Is there a reason why the derivative in the second term should be the partial derivative ## \frac{\partial L}{\partial v^2} ##, then?

 

[Fredrik]

Is there a reason why the derivative in the second term should be the partial derivative ## \frac{\partial L}{\partial v^2} ##, then?

The domain of L is a subset of ##\mathbb R##, not a subset of ##\mathbb R^n## with n>1, so L doesn't have partial derivatives. Maybe that's just a terrible notation for ##L'(\pmb v^2)##.

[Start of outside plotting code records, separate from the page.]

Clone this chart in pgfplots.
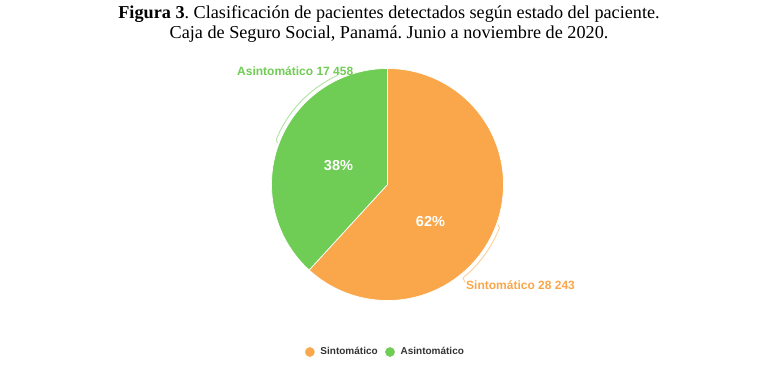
\documentclass[border=0pt]{standalone}
\usepackage{fontspec}
\setmainfont{Liberation Serif}
\newfontfamily\lab{Liberation Sans}
\usepackage{pgfplots}
\pgfplotsset{compat=1.18}
\definecolor{orC}{HTML}{F9A74A}
\definecolor{grC}{HTML}{6FCC55}
\definecolor{legT}{HTML}{333333}
\frenchspacing
\begin{document}
\begin{tikzpicture}
\def\vS{28243}
\def\vA{17458}
\edef\angS{\fpeval{360*\vS/(\vS+\vA)}}
\edef\eS{\fpeval{90-\angS}}
\edef\pS{\fpeval{round(100*\vS/(\vS+\vA))}}
\edef\pA{\fpeval{round(100*\vA/(\vS+\vA))}}
\begin{axis}[width=779pt,height=384pt,scale only axis,
  xmin=0,xmax=779,ymin=0,ymax=384,y dir=reverse,
  hide axis,clip=false,
  legend columns=-1,
  legend style={at={(axis cs:385.5,352)},anchor=center,draw=none,fill=none,
    font=\lab\bfseries\fontsize{10}{12}\selectfont,text=legT,
    /tikz/every odd column/.append style={column sep=0pt},
    /tikz/every even column/.append style={column sep=5.5pt},
    inner sep=0pt},
  legend image code/.code={\fill[#1] (4.6pt,0pt) circle (4.6pt); \path (13pt,0pt);},
]
\addplot[forget plot, fill=orC, draw=white, line width=0.7pt, domain=\eS:90, samples=150, variable=\t]
  ({387.5+116*cos(\t)},{184.5-116*sin(\t)}) -- (axis cs:387.5,184.5) -- cycle;
\addplot[forget plot, fill=grC, draw=white, line width=0.7pt, domain=90:{\eS+360}, samples=120, variable=\t]
  ({387.5+116*cos(\t)},{184.5-116*sin(\t)}) -- (axis cs:387.5,184.5) -- cycle;
% leader lines
\addplot[forget plot, draw=grC!55, line width=0.9pt, domain=115:158, samples=40, variable=\t]
  ({387.5+120*cos(\t)},{184.5-120*sin(\t)});
\addplot[forget plot, draw=grC!55, line width=0.9pt] coordinates {(336.8,75.7) (338,73.5)};
\addplot[forget plot, draw=grC!55, line width=0.9pt] coordinates {(276.2,139.5) (277.5,143)};
\addplot[forget plot, draw=orC!55, line width=0.9pt, domain=-51:-21, samples=40, variable=\t]
  ({387.5+120*cos(\t)},{184.5-120*sin(\t)});
\addplot[forget plot, draw=orC!55, line width=0.9pt] coordinates {(463.0,277.8) (465,282.5)};
\addplot[forget plot, draw=orC!55, line width=0.9pt] coordinates {(499.5,227.5) (497.5,224.5)};
% legend
\addlegendimage{orC}
\addlegendentry{Sintomático}
\addlegendimage{grC}
\addlegendentry{Asintomático}
% labels
\node[font=\lab\bfseries\fontsize{14.5}{16}\selectfont,text=white] at (axis cs:338.5,165.5) {\pA\%};
\node[font=\lab\bfseries\fontsize{14.5}{16}\selectfont,text=white] at (axis cs:430.5,221.5) {\pS\%};
\node[anchor=west,inner sep=0pt,text=grC,font=\lab\bfseries\fontsize{12}{13}\selectfont] at (axis cs:237,71.5) {Asintomático 17~458};
\node[anchor=west,inner sep=0pt,text=orC,font=\lab\bfseries\fontsize{12}{13}\selectfont] at (axis cs:466,285) {Sintomático 28~243};
% title
\node[font=\fontsize{18.2}{21}\selectfont,inner sep=0pt] at (axis cs:389,14) {\textbf{Figura 3}. Clasificación de pacientes detectados según estado del paciente.};
\node[font=\fontsize{18.2}{21}\selectfont,inner sep=0pt] at (axis cs:389,34.5) {Caja de Seguro Social, Panamá. Junio a noviembre de 2020.};
\end{axis}
\pgfresetboundingbox
\path[use as bounding box] (current axis.south west) rectangle (current axis.north east);
\end{tikzpicture}
\end{document}
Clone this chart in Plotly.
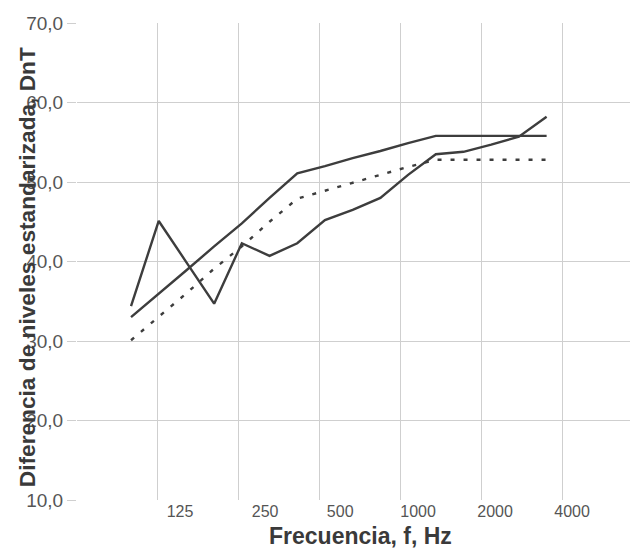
import plotly.graph_objects as go

# Third-octave band index (100 Hz ... 3150 Hz)
bands = ["100", "125", "160", "200", "250", "315", "400", "500",
         "630", "800", "1000", "1250", "1600", "2000", "2500", "3150"]
band_idx = list(range(len(bands)))

# Series values (dB)
medida_a = [34.4, 45.1, 39.9, 34.7, 42.3, 40.7, 42.3, 45.2,
            46.5, 48.0, 50.9, 53.5, 53.8, 54.7, 55.7, 58.2]
medida_b = [33.0, 35.9, 38.9, 41.9, 44.8, 48.0, 51.1, 52.0,
            53.0, 53.9, 54.9, 55.8, 55.8, 55.8, 55.8, 55.8]
referencia = [30.1, 33.0, 36.0, 39.1, 41.9, 45.0, 47.9, 48.9,
              49.9, 50.9, 51.9, 52.8, 52.8, 52.8, 52.8, 52.8]

# Axis tick labels (octave labels as printed under the chart)
xtick_text = ["125", "250", "500", "1000", "2000", "4000"]
xtick_pos = [1.77, 4.84, 7.55, 10.36, 13.14, 15.92]
y_ticks = [10, 20, 30, 40, 50, 60, 70]

FONT = "Liberation Sans, Arial, sans-serif"
LINE = "#3d3d3d"
GRID = "#cfcfcf"
XR = [-1.95, 18.01]

fig = go.Figure()
fig.add_trace(go.Scatter(x=band_idx, y=medida_a, mode="lines",
                         line=dict(color=LINE, width=2.4), showlegend=False))
fig.add_trace(go.Scatter(x=band_idx, y=medida_b, mode="lines",
                         line=dict(color=LINE, width=2.4), showlegend=False))
fig.add_trace(go.Scatter(x=band_idx, y=referencia, mode="lines",
                         line=dict(color=LINE, width=2.4, dash="4px,9px"),
                         showlegend=False))
# invisible trace to activate the label axis
fig.add_trace(go.Scatter(x=[XR[0]], y=[None], xaxis="x2", mode="lines",
                         showlegend=False, hoverinfo="skip"))

fig.update_layout(
    width=630, height=548,
    margin=dict(l=77, r=0, t=23, b=48),
    paper_bgcolor="white", plot_bgcolor="white",
    separators=", ",
    font=dict(family=FONT, color="#555555"),
    xaxis=dict(range=XR, tick0=XR[0], dtick=2.92, showticklabels=False,
               showgrid=True, gridcolor=GRID, gridwidth=1, zeroline=False,
               showline=False, ticks=""),
    xaxis2=dict(range=XR, overlaying="x", side="bottom", anchor="y",
                tickmode="array", tickvals=xtick_pos, ticktext=xtick_text,
                showgrid=False, zeroline=False, showline=False, ticks="",
                tickfont=dict(size=16, color="#555555")),
    yaxis=dict(range=[10, 70], tickmode="array", tickvals=y_ticks,
               tickformat=".1f", showgrid=True, gridcolor=GRID, gridwidth=1,
               zeroline=False, showline=False, ticks="outside", ticklen=9,
               tickcolor=GRID, tickfont=dict(size=19, color="#555555")),
    annotations=[
        dict(text="<b>Diferencia de niveles estandarizada, DnT</b>",
             xref="paper", yref="paper", x=-0.0904, y=0.488,
             xanchor="center", yanchor="middle", textangle=-90,
             showarrow=False, font=dict(size=22.7, color="#3a3a3a", family=FONT)),
        dict(text="<b>Frecuencia, f, Hz</b>",
             xref="paper", yref="paper", x=0.512, y=-0.0755,
             xanchor="center", yanchor="middle",
             showarrow=False, font=dict(size=23, color="#3a3a3a", family=FONT)),
    ],
)

fig.write_html("out.html")
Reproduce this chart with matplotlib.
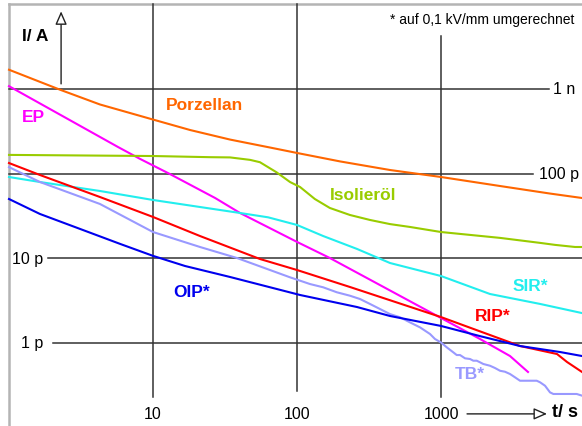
import matplotlib
matplotlib.use("Agg")
import matplotlib.pyplot as plt

plt.rcParams['font.family'] = ['Liberation Sans', 'DejaVu Sans']

# ---------------- data (t in s, I in A) ----------------
porz_t = [1, 2.26, 4.28, 10, 18.1, 34.3, 64.9, 100, 199, 442, 1000, 2570, 5713, 9530]
porz_i = [1.69e-9, 9.81e-10, 6.56e-10, 4.35e-10, 3.27e-10, 2.52e-10, 2.03e-10, 1.75e-10,
          1.39e-10, 1.10e-10, 9.09e-11, 7.11e-11, 5.79e-11, 5.13e-11]

ep_t = [1, 5.71, 8.12, 13.1, 27.0, 40.2, 100, 169, 1000, 1866, 3013, 4018]
ep_i = [1.08e-9, 2.06e-10, 1.49e-10, 9.86e-11, 5.13e-11, 3.41e-11, 1.55e-11, 1.0e-11,
        1.95e-12, 1.1e-12, 6.92e-13, 4.48e-13]

oel_t = [1, 10, 24.9, 34.3, 47.2, 55.3, 72.3, 89.4, 105, 133, 169, 233, 321, 442, 609,
         1000, 2570, 4870, 6190, 8530, 9530]
oel_i = [1.66e-10, 1.61e-10, 1.56e-10, 1.55e-10, 1.45e-10, 1.36e-10, 1.03e-10, 7.93e-11,
         6.92e-11, 4.99e-11, 3.91e-11, 3.23e-11, 2.82e-11, 2.52e-11, 2.33e-11, 2.03e-11,
         1.73e-11, 1.51e-11, 1.43e-11, 1.35e-11, 1.35e-11]

sir_t = [1, 1.64, 4.28, 10, 40.2, 63.0, 100, 152, 261, 442, 1000, 2188, 4875, 9530]
sir_i = [9.09e-11, 7.93e-11, 6.21e-11, 4.86e-11, 3.41e-11, 3.03e-11, 2.46e-11, 1.82e-11,
         1.28e-11, 8.73e-12, 6.12e-12, 3.75e-12, 2.86e-12, 2.23e-12]

rip_t = [1, 1.64, 4.28, 10, 21.2, 55.3, 100, 233, 1000, 3537, 6390, 7500, 9530]
rip_i = [1.33e-10, 9.60e-11, 5.27e-11, 3.06e-11, 1.82e-11, 9.73e-12, 7.21e-12, 4.54e-12,
         2.0e-12, 9.09e-13, 7.31e-13, 5.88e-13, 4.48e-13]

tb_t = [1, 1.64, 4.28, 10, 21.2, 38.3, 89.4, 105, 123, 152, 189, 233, 274, 321, 377, 442,
        519, 609, 715, 839, 908, 1000, 1096, 1217, 1285, 1355, 1468, 1590, 1676, 1770,
        1866, 1966, 2188, 2371, 2570, 2781, 3013, 3266, 3537, 4620, 4875, 5275, 5713,
        6026, 8755, 9530]
tb_i = [1.19e-10, 7.93e-11, 4.36e-11, 2.03e-11, 1.35e-11, 1.0e-11, 5.91e-12, 5.39e-12,
        4.92e-12, 4.50e-12, 3.93e-12, 3.58e-12, 3.27e-12, 2.86e-12, 2.49e-12, 2.17e-12,
        1.99e-12, 1.73e-12, 1.51e-12, 1.26e-12, 1.10e-12, 1.0e-12, 8.77e-13, 7.65e-13,
        7.11e-13, 7.11e-13, 6.50e-13, 6.38e-13, 6.09e-13, 6.09e-13, 5.83e-13, 5.57e-13,
        5.31e-13, 4.99e-13, 4.63e-13, 4.51e-13, 4.24e-13, 3.87e-13, 3.53e-13, 3.53e-13,
        3.38e-13, 3.08e-13, 2.57e-13, 2.46e-13, 2.46e-13, 2.35e-13]

oip_t = [1, 1.64, 3.11, 5.90, 10, 16.7, 34.3, 105, 261, 442, 1000, 1866, 3537, 6700, 9530]
oip_i = [4.99e-11, 3.32e-11, 2.21e-11, 1.47e-11, 1.06e-11, 8.04e-12, 5.96e-12, 3.65e-12,
         2.63e-12, 2.06e-12, 1.57e-12, 1.19e-12, 9.09e-13, 7.72e-13, 6.92e-13]

x_ticks = [10, 100, 1000]
x_tick_labels = ["10", "100", "1000"]
y_grid = [1e-12, 1e-11, 1e-10, 1e-9]
y_tick_labels = ["1 p", "10 p", "100 p", "1 n"]

series = [
    ("Porzellan", porz_t, porz_i, "#FF6600"),
    ("EP", ep_t, ep_i, "#FF00FF"),
    ("Isolieröl", oel_t, oel_i, "#99CC00"),
    ("SIR*", sir_t, sir_i, "#22EEEE"),
    ("RIP*", rip_t, rip_i, "#FF0000"),
    ("TB*", tb_t, tb_i, "#9999FF"),
    ("OIP*", oip_t, oip_i, "#0000EE"),
]

# ---------------- figure ----------------
W, H = 582, 427
fig = plt.figure(figsize=(W / 100, H / 100), dpi=100)
ax = fig.add_axes([0, 0, 1, 1])
ax.set_xscale("log")
ax.set_yscale("log")
ax.set_xlim(10 ** -0.0625, 10 ** 3.979)
ax.set_ylim(10 ** -12.988, 10 ** -7.935)
ax.axis("off")

gc = "#333333"
# frame (light gray) at t=1 and I=10 n
ax.plot([1, 1], [1e-13, 1e-8], color="#b4b4b4", lw=1.8, zorder=1)
ax.plot([1, 1e4], [1e-8, 1e-8], color="#b4b4b4", lw=1.8, zorder=1)

# vertical grid lines
ax.plot([10, 10], [1e-8, 2.26e-13], color=gc, lw=1.1, zorder=1)
ax.plot([100, 100], [1e-8, 2.67e-13], color=gc, lw=1.1, zorder=1)
ax.plot([1000, 1000], [4.24e-9, 2.26e-13], color=gc, lw=1.1, zorder=1)
# horizontal grid lines
ax.plot([1, 5623], [y_grid[3], y_grid[3]], color=gc, lw=1.1, zorder=1)
ax.plot([1, 4355], [y_grid[2], y_grid[2]], color=gc, lw=1.1, zorder=1)
ax.plot([1.87, 1e4], [y_grid[1], y_grid[1]], color=gc, lw=1.1, zorder=1)
ax.plot([2.02, 1e4], [y_grid[0], y_grid[0]], color=gc, lw=1.1, zorder=1)

for name, t, i, c in series:
    ax.plot(t, i, color=c, lw=1.5, zorder=3, solid_joinstyle="round")

# curve labels
lab_pos = {
    "Porzellan": (12.3, 6.47e-10),
    "EP": (1.23, 4.67e-10),
    "Isolieröl": (169, 5.57e-11),
    "SIR*": (3162, 4.79e-12),
    "RIP*": (1722, 2.11e-12),
    "OIP*": (13.8, 4.06e-12),
    "TB*": (1250, 4.24e-13),
}
for name, t, i, c in series:
    x, y = lab_pos[name]
    ax.text(x, y, name, color=c, fontsize=12.5, fontweight="bold",
            ha="left", va="center", zorder=4)

# y tick labels
ax.text(5997, y_grid[3], y_tick_labels[3], fontsize=11.5, ha="left", va="center")
ax.text(4797, y_grid[2], y_tick_labels[2], fontsize=11.5, ha="left", va="center")
ax.text(1.72, y_grid[1], y_tick_labels[1], fontsize=11.5, ha="right", va="center")
ax.text(1.72, y_grid[0], y_tick_labels[0], fontsize=11.5, ha="right", va="center")

# x tick labels
for xv, lab in zip(x_ticks, x_tick_labels):
    ax.text(xv, 1.43e-13, lab, fontsize=11.5, ha="center", va="center")

# axis titles & arrows
ax.text(1.23, 4.35e-9, "I/ A", fontsize=12.5, fontweight="bold", ha="left", va="center")
ax.annotate("", xy=(2.30, 8.3e-9), xytext=(2.30, 1.15e-9),
            arrowprops=dict(arrowstyle="-|>,head_length=0.8,head_width=0.35",
                            fc="white", ec="#222222", lw=1.0, shrinkA=0, shrinkB=0))
ax.text(5900, 1.51e-13, "t/ s", fontsize=13, fontweight="bold", ha="left", va="center")
ax.annotate("", xy=(5445, 1.43e-13), xytext=(1516, 1.43e-13),
            arrowprops=dict(arrowstyle="-|>,head_length=0.8,head_width=0.35",
                            fc="white", ec="#222222", lw=1.0, shrinkA=0, shrinkB=0))

ax.text(8390, 6.73e-9, "* auf 0,1 kV/mm umgerechnet", fontsize=10, ha="right", va="center")

fig.savefig("out.png", dpi=100)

I would start like this and then just use the chain rule:
$$L(\mathbf v^2+2\pmb v\cdot\pmb\varepsilon+\pmb\varepsilon^2) = L(\pmb v^2)+\varepsilon_i\frac{\partial}{\partial \varepsilon_i}\bigg|_{\pmb 0} L(\pmb v^2+2\pmb v\cdot\pmb\varepsilon+\pmb\varepsilon^2).$$